TO BE DONE | Go through the data below. List every line that holds the word "this".

Figure scripts
--------------------------------------------------

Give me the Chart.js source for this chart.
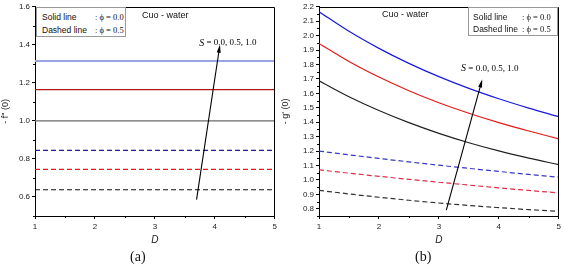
<!DOCTYPE html>
<html>
<head>
<meta charset="utf-8">
<script src="https://cdn.jsdelivr.net/npm/chart.js@4.4.0/dist/chart.umd.min.js"></script>
<style>
  body { margin:0; background:#fff; width:564px; height:266px; position:relative; overflow:hidden;
         font-family:"Liberation Sans", Arial, sans-serif; color:#111; }
  canvas { position:absolute; top:0; }
  #chartA { left:0; }
  #chartB { left:280px; }
  .note { position:absolute; font-size:9px; line-height:10px; white-space:nowrap; }
  .legend { position:absolute; border:1px solid #999; background:#fff; box-sizing:border-box; }
  .legend div { position:absolute; font-size:8.5px; line-height:10px; white-space:nowrap; }
  .legend .phi { font-family:"Liberation Serif", serif; font-size:8.5px; }
  .cap { position:absolute; font-family:"Liberation Serif", serif; font-size:14px; line-height:14px; }
</style>
</head>
<body>
<canvas id="chartA" width="280" height="266"></canvas>
<canvas id="chartB" width="284" height="266"></canvas>

<div class="legend" style="left:36px;top:7px;width:90px;height:30px;">
  <div style="left:5px;top:4px;">Solid line</div><div class="phi" style="left:58px;top:4px;">: ϕ = 0.0</div>
  <div style="left:5px;top:17px;">Dashed line</div><div class="phi" style="left:58px;top:17px;">: ϕ = 0.5</div>
</div>
<div class="legend" style="left:468px;top:7px;width:90px;height:29px;">
  <div style="left:4px;top:4px;">Solid line</div><div class="phi" style="left:53px;top:4px;">: ϕ = 0.0</div>
  <div style="left:4px;top:16px;">Dashed line</div><div class="phi" style="left:53px;top:16px;">: ϕ = 0.5</div>
</div>
<div class="note" style="left:142px;top:10px;">Cuo - water</div>
<div class="note" style="left:382px;top:9px;">Cuo - water</div>
<div class="cap" style="left:130px;top:250px;">(a)</div>
<div class="cap" style="left:415px;top:250px;">(b)</div>

<script>
// ---- data ----
const dValues = [1, 1.5, 2, 2.5, 3, 3.5, 4, 4.5, 5];

// panel (a): -f''(0), flat in D
const fPhi0S0  = [1.00, 1.00, 1.00, 1.00, 1.00, 1.00, 1.00, 1.00, 1.00];
const fPhi0S05 = [1.165, 1.165, 1.165, 1.165, 1.165, 1.165, 1.165, 1.165, 1.165];
const fPhi0S1  = [1.315, 1.315, 1.315, 1.315, 1.315, 1.315, 1.315, 1.315, 1.315];
const fPhi5S0  = [0.638, 0.638, 0.638, 0.638, 0.638, 0.638, 0.638, 0.638, 0.638];
const fPhi5S05 = [0.745, 0.745, 0.745, 0.745, 0.745, 0.745, 0.745, 0.745, 0.745];
const fPhi5S1  = [0.845, 0.845, 0.845, 0.845, 0.845, 0.845, 0.845, 0.845, 0.845];

// panel (b): -g'(0)
const gPhi0S0  = [1.687, 1.577, 1.481, 1.397, 1.323, 1.258, 1.201, 1.151, 1.106];
const gPhi0S05 = [1.946, 1.821, 1.713, 1.618, 1.535, 1.462, 1.397, 1.339, 1.285];
const gPhi0S1  = [2.166, 2.03, 1.912, 1.808, 1.716, 1.635, 1.563, 1.498, 1.438];
const gPhi5S0  = [0.928, 0.903, 0.88, 0.859, 0.84, 0.823, 0.808, 0.794, 0.782];
const gPhi5S05 = [1.07, 1.047, 1.025, 1.004, 0.984, 0.964, 0.945, 0.927, 0.91];
const gPhi5S1  = [1.20, 1.174, 1.149, 1.125, 1.102, 1.08, 1.059, 1.038, 1.018];

const xTicks  = [1, 2, 3, 4, 5];
const yTicksA = [0.6, 0.8, 1.0, 1.2, 1.4, 1.6];
const yTicksB = [0.8, 0.9, 1.0, 1.1, 1.2, 1.3, 1.4, 1.5, 1.6, 1.7, 1.8, 1.9, 2.0, 2.1, 2.2];

// S arrow (data coords: tail, head)
const arrowA = [[3.695, 0.586], [4.08, 1.39]];
const arrowB = [[3.124, 0.79], [3.714, 1.683]];
const sLabel = ['S', ' = 0.0, 0.5, 1.0'];
const sLabelA = [3.74, 1.41];
const sLabelB = [3.37, 1.77];

// full box + minor ticks (half step between majors)
const frameMinor = {
  id: 'frameMinor',
  afterDraw(chart) {
    const {ctx, chartArea: a, scales} = chart;
    ctx.save();
    ctx.strokeStyle = '#000';
    ctx.lineWidth = 1;
    ctx.beginPath();
    ctx.moveTo(Math.round(a.left) + 0.5, Math.round(a.top) + 0.5);
    ctx.lineTo(Math.round(a.right) - 0.5, Math.round(a.top) + 0.5);
    ctx.lineTo(Math.round(a.right) - 0.5, Math.round(a.bottom) + 0.5);
    ctx.stroke();
    ctx.beginPath();
    ['x', 'y'].forEach(id => {
      const s = scales[id];
      const t = s.ticks.map(k => k.value);
      const half = (t[1] - t[0]) / 2;
      for (let i = 0; i < t.length + 1; i++) {
        const v = t[0] + half * (2 * i - 1);
        if (v < s.min - 1e-9 || v > s.max + 1e-9) continue;
        const p = Math.round(s.getPixelForValue(v)) + 0.5;
        if (id === 'x') { ctx.moveTo(p, a.bottom); ctx.lineTo(p, a.bottom + 2); }
        else { ctx.moveTo(a.left, p); ctx.lineTo(a.left - 2, p); }
      }
    });
    ctx.stroke();
    ctx.restore();
  }
};

const sArrow = {
  id: 'sArrow',
  afterDatasetsDraw(chart, args, opts) {
    const {ctx, scales: {x, y}} = chart;
    const [t, h] = opts.points;
    const x0 = x.getPixelForValue(t[0]), y0 = y.getPixelForValue(t[1]);
    const x1 = x.getPixelForValue(h[0]), y1 = y.getPixelForValue(h[1]);
    const ang = Math.atan2(y1 - y0, x1 - x0);
    ctx.save();
    ctx.strokeStyle = '#000'; ctx.fillStyle = '#000'; ctx.lineWidth = 1.1;
    ctx.beginPath(); ctx.moveTo(x0, y0); ctx.lineTo(x1, y1); ctx.stroke();
    ctx.beginPath();
    ctx.moveTo(x1 + 2 * Math.cos(ang), y1 + 2 * Math.sin(ang));
    ctx.lineTo(x1 - 6 * Math.cos(ang) + 2 * Math.sin(ang), y1 - 6 * Math.sin(ang) - 2 * Math.cos(ang));
    ctx.lineTo(x1 - 6 * Math.cos(ang) - 2 * Math.sin(ang), y1 - 6 * Math.sin(ang) + 2 * Math.cos(ang));
    ctx.closePath(); ctx.fill();
    const lx = x.getPixelForValue(opts.at[0]), ly = y.getPixelForValue(opts.at[1]);
    ctx.textBaseline = 'middle';
    ctx.font = 'italic 10px "Liberation Serif", serif';
    ctx.fillText(sLabel[0], lx, ly);
    const w = ctx.measureText(sLabel[0]).width;
    ctx.font = '9px "Liberation Serif", serif';
    ctx.fillText(sLabel[1], lx + w, ly);
    ctx.restore();
  }
};

function line(data, color, dashed, width) {
  return {
    data: dValues.map((d, i) => ({x: d, y: data[i]})),
    borderColor: color, borderWidth: width || 1.2,
    borderDash: dashed ? [5, 3] : [],
    pointRadius: 0, fill: false, cubicInterpolationMode: 'monotone'
  };
}

function makeChart(id, datasets, cfg) {
  return new Chart(document.getElementById(id), {
    type: 'line',
    data: {datasets},
    options: {
      responsive: false, animation: false,
      layout: {padding: {top: 3, right: cfg.padRight, left: 0, bottom: 0}},
      plugins: {legend: {display: false}, tooltip: {enabled: false},
                sArrow: {points: cfg.arrow, at: cfg.labelAt}},
      scales: {
        x: {
          type: 'linear', min: 1, max: 5,
          afterFit: s => { s.height = 50; },
          afterBuildTicks: s => { s.ticks = xTicks.map(v => ({value: v})); },
          ticks: {color: '#222', font: {size: 8, family: '"Liberation Sans", Arial'}, padding: 3,
                  callback: v => String(v), maxRotation: 0},
          grid: {drawOnChartArea: false, tickLength: 3, color: '#000'},
          border: {color: '#000', width: 1},
          title: {display: true, text: 'D', color: '#222',
                  font: {size: 10, style: 'italic', family: '"Liberation Sans", Arial'},
                  padding: {top: 0, bottom: 20}}
        },
        y: {
          type: 'linear', min: cfg.yMin, max: cfg.yMax,
          afterFit: s => { s.width = cfg.yWidth; },
          afterBuildTicks: s => { s.ticks = cfg.yTicks.map(v => ({value: v})); },
          ticks: {color: '#222', font: {size: 8, family: '"Liberation Sans", Arial'}, padding: 2,
                  callback: v => v.toFixed(1)},
          grid: {drawOnChartArea: false, tickLength: 3, color: '#000'},
          border: {color: '#000', width: 1},
          title: {display: true, text: cfg.yTitle, color: '#222',
                  font: {size: 9, family: '"Liberation Sans", Arial'}, padding: {top: 0, bottom: 0}}
        }
      }
    },
    plugins: [frameMinor, sArrow]
  });
}

makeChart('chartA', [
  line(fPhi0S1, '#98a4e4', false, 2),
  line(fPhi0S05, '#b01818', false, 1.3),
  line(fPhi0S0, '#6a6a6a', false, 1.3),
  line(fPhi5S1, '#1c2290', true),
  line(fPhi5S05, '#d82020', true),
  line(fPhi5S0, '#111', true)
], {yMin: 0.5, yMax: 1.6, yTicks: yTicksA, yWidth: 35, padRight: 4,
    yTitle: "- f'' (0)", arrow: arrowA, labelAt: sLabelA});

makeChart('chartB', [
  line(gPhi0S1, '#1a1ae0', false),
  line(gPhi0S05, '#e81818', false),
  line(gPhi0S0, '#222', false),
  line(gPhi5S1, '#3838c8', true),
  line(gPhi5S05, '#e03048', true),
  line(gPhi5S0, '#333', true)
], {yMin: 0.75, yMax: 2.2, yTicks: yTicksB, yWidth: 39, padRight: 3,
    yTitle: "- g' (0)", arrow: arrowB, labelAt: sLabelB});
</script>
</body>
</html>
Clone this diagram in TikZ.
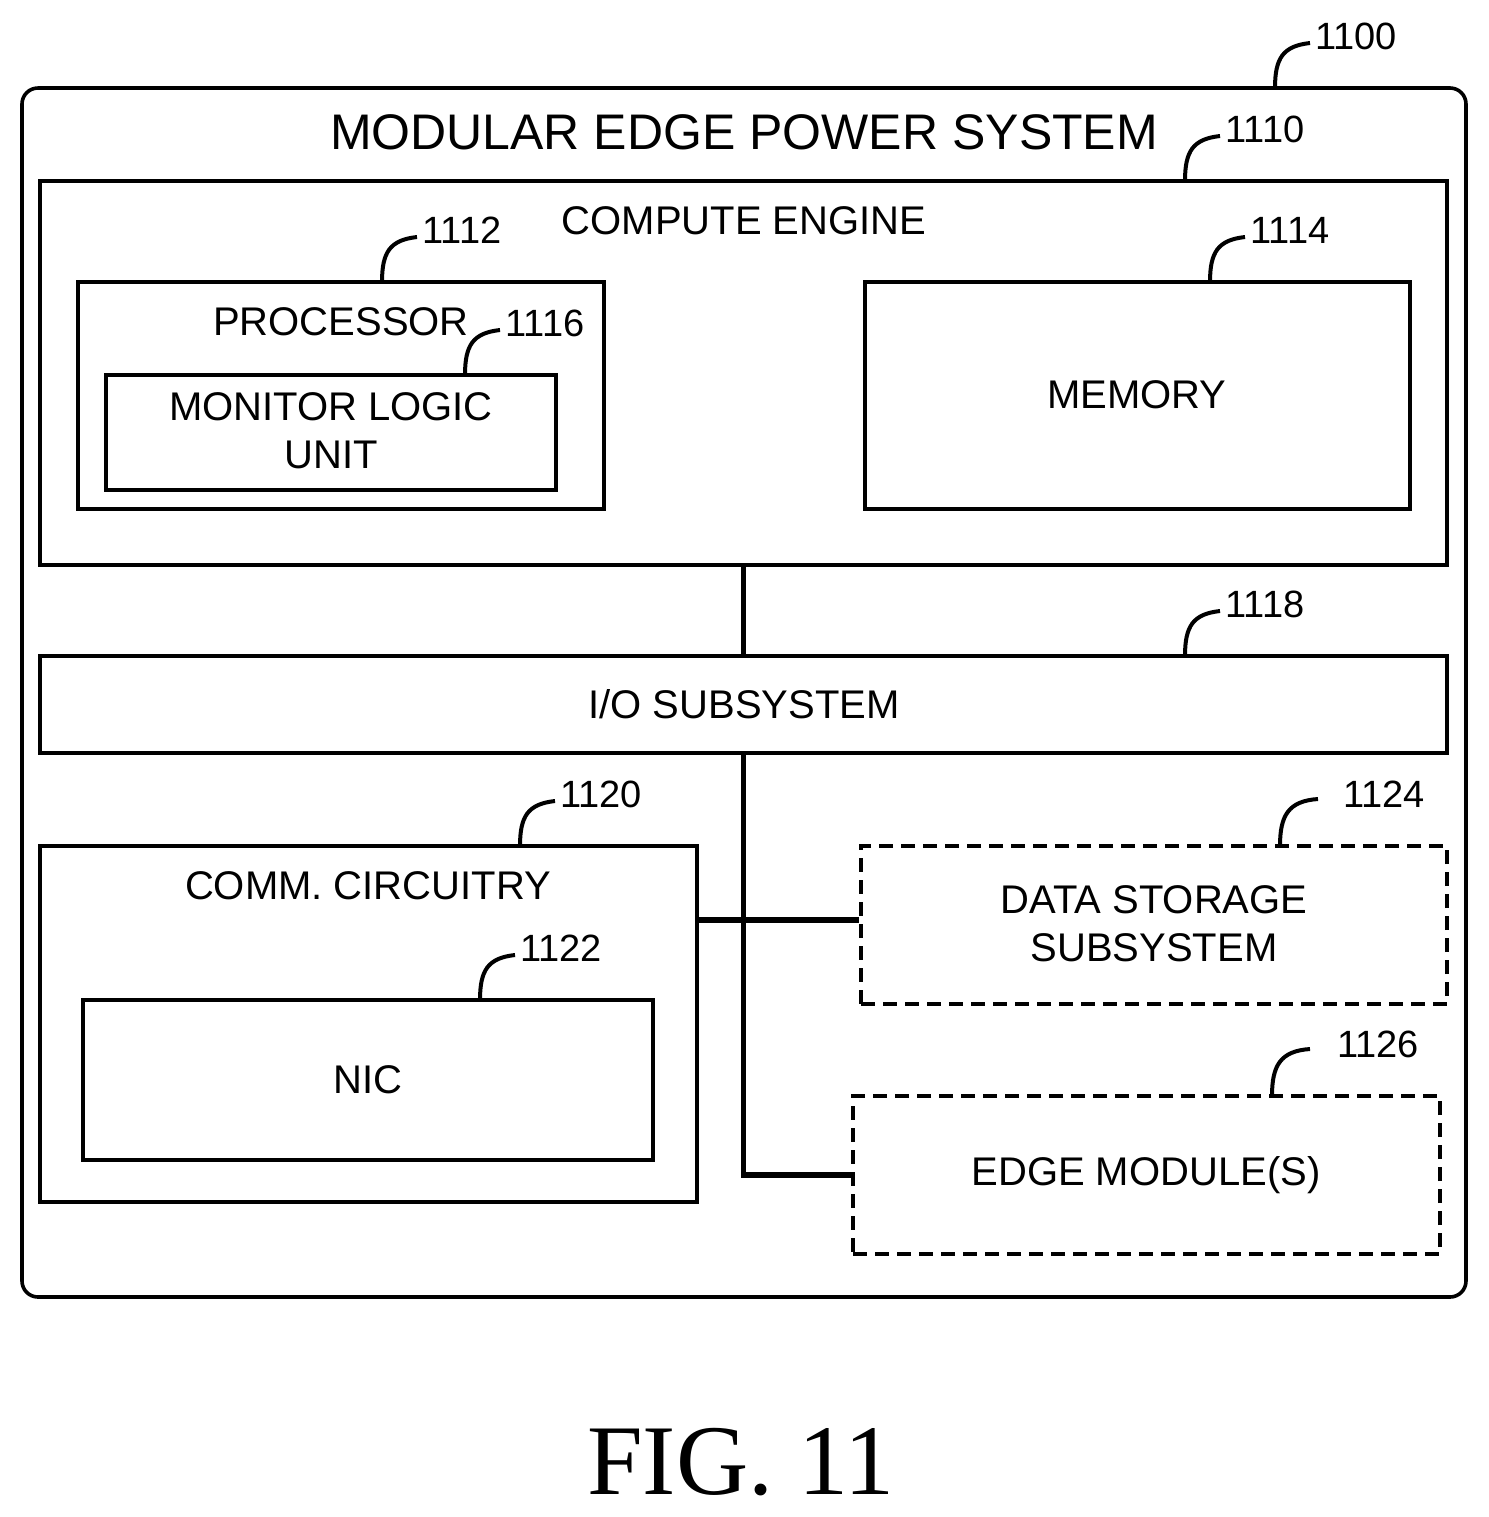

--------------------------------------------------

EXERCISE ANSWER |
Give me the Chart.js source for this chart.
Clone this diagram in TikZ.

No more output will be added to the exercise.